Across the Boundary, when issues related to poverty, housing and food security crop up, local social services and governments have often been tasked with cobbling together solutions. Now, with a potential provincial grant, Boundary directors of the Regional District of Kootenay Boundary (RDKB) are planning to investigate causes and solutions to some of the region’s unique challenges to tackle them in a more comprehensive way.
At a Boundary Community Development Committee meeting in January, Phoenix Foundation president Gary Smith presented west-end RDKB directors with a route that he said will help understand particular issues at play in the Boundary, through the development of a poverty reduction strategy, and subsequent projects to implement the strategy.

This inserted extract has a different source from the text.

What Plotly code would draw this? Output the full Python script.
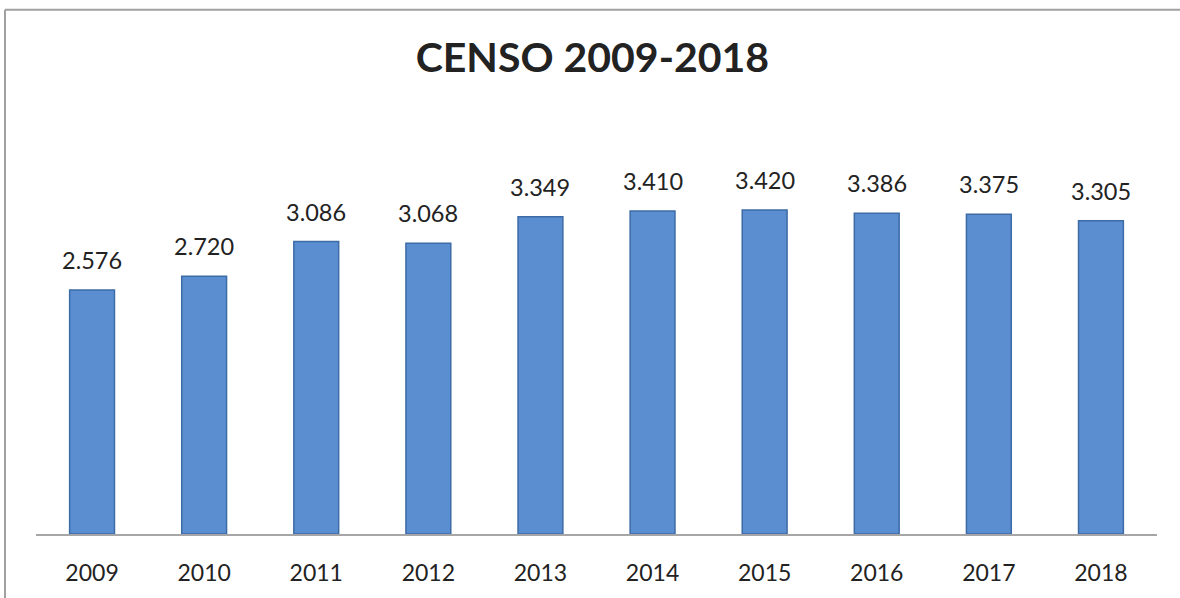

“Given that the feds released Canada’s first poverty reduction strategy in the fall,” Smith said, “which was followed then by the province, I think it’s just an opportune time to take advantage of [funding available].”
B.C.’s provincial report set a target of reducing overall poverty by one quarter and child poverty by half, by 2024.
The Boundary area is eligible for up to $100,000 in funding for the study, which could dovetail with a housing needs assessment currently underway. Once the study is complete, the region will then have access to provincial funding to implement specific projects that were highlighted.
Across the Regional District of Kootenay Boundary (RDKB), which spans from the Columbia river dams east of Trail to Big White in the west, every single jurisdiction on the west side of the Paulson Pass sits below the median income level for the region as a whole.
The Lower Columbia area of B.C., essentially the east end of the RDKB including Trail and Rossland, produced its own poverty reduction strategy in 2017 with grant money from the Columbia Basin Trust, Teck, a local credit union and other non-profits. In it, authors highlighted key metrics in housing, food security, health, social and community services, learning and development and the local economy that they would track and address through particular initiatives and programs.
Among the study’s conclusions for housing, for example, were goals focused on making concerted efforts to conduct “a regular homelessness count” and actively target land and money to develop residences. The study also recommended eliminating public transit fares for people who live in households below the low-income measure, and to “encourage retention of [Early Childhood Education] workers by advocating for living wages […].”
The RDKB voted at a late January meeting to pursue the grant.